# Start of Dataset

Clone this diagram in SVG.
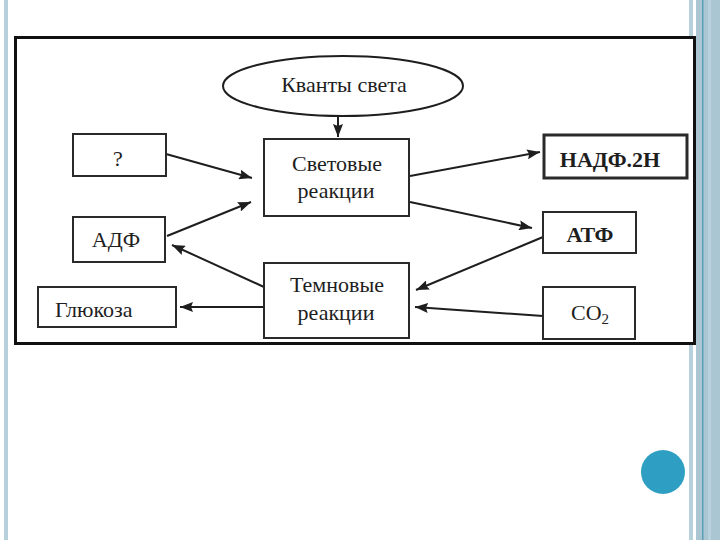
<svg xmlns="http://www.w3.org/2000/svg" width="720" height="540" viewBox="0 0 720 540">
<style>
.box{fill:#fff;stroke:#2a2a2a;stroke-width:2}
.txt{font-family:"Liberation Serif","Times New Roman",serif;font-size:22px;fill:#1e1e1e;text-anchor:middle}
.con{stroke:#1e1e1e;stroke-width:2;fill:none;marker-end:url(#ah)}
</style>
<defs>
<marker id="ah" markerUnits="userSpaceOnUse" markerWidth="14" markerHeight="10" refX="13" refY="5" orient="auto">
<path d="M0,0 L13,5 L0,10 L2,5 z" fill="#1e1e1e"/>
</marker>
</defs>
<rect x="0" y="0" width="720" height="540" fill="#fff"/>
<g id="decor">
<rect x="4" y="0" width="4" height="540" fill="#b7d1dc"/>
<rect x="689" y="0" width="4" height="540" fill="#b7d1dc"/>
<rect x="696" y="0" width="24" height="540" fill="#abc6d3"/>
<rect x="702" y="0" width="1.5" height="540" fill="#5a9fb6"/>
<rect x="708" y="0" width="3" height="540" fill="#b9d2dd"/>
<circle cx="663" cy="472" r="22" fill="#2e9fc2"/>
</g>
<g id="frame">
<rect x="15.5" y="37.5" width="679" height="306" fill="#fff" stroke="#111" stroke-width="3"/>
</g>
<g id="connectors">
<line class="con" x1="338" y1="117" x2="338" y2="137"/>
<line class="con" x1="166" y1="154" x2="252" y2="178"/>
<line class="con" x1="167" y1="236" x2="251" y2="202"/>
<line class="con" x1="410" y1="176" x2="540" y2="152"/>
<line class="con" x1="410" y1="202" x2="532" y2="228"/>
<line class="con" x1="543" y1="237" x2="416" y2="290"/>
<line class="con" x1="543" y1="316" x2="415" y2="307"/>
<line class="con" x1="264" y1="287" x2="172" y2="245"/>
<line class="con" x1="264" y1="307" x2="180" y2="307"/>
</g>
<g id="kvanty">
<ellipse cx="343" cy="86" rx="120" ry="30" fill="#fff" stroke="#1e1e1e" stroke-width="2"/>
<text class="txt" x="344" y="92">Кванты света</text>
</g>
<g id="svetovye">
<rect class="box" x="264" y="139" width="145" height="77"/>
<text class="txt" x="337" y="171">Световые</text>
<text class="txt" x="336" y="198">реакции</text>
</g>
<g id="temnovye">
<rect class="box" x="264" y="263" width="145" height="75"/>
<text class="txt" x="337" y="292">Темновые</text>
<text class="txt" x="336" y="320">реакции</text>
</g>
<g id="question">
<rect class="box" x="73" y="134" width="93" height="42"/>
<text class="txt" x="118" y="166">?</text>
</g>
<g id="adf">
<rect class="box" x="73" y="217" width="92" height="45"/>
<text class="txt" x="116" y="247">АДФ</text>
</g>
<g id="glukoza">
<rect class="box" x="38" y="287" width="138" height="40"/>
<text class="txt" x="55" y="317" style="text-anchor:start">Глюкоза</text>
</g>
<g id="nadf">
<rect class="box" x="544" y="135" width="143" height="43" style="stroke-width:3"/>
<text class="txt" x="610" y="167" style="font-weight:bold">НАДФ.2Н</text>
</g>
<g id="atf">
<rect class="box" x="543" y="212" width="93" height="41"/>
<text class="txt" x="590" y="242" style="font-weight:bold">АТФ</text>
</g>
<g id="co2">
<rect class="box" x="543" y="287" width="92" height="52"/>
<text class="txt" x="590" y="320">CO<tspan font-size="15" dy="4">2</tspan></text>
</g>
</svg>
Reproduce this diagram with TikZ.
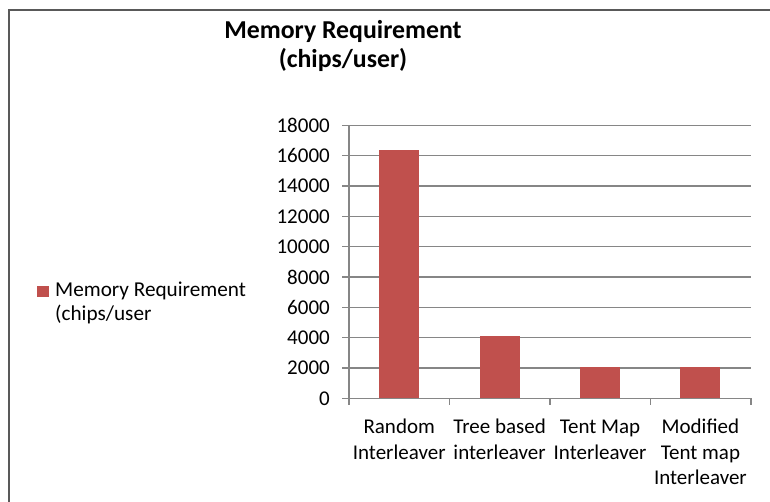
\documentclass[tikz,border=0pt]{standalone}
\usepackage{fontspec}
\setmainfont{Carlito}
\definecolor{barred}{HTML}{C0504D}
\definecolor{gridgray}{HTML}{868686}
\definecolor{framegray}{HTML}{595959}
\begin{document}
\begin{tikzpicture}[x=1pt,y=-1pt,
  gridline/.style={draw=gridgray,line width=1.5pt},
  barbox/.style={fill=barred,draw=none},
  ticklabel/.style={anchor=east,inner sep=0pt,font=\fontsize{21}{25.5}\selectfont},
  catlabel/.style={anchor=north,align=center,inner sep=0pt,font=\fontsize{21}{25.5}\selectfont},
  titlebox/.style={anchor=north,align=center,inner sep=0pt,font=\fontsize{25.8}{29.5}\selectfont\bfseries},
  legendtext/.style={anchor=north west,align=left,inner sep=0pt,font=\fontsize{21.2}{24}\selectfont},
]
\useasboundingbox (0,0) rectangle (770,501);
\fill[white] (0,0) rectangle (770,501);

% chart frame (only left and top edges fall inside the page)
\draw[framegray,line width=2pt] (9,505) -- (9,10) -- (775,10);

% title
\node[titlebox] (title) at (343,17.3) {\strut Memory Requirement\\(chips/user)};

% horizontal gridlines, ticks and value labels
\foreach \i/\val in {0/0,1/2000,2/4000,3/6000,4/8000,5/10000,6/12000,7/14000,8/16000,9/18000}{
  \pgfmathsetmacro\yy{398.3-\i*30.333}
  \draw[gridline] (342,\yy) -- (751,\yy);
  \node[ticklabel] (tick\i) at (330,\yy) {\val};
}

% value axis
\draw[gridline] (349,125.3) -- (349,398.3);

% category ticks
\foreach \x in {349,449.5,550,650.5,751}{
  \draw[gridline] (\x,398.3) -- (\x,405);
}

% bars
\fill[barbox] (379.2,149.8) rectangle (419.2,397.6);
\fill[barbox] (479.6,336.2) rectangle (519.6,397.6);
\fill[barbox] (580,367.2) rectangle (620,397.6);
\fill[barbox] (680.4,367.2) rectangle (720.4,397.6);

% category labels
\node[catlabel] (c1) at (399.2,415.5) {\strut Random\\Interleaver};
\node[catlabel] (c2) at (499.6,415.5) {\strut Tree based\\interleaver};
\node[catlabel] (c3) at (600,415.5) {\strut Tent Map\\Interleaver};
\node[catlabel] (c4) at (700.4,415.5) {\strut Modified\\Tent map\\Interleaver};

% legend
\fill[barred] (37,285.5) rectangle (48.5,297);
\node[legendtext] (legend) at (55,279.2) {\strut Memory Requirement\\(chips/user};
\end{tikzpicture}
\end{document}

# End of Dataset

Problem to work on: In the data above, how many lines contain the string "this"? Answer with the number only.

Task solution: 2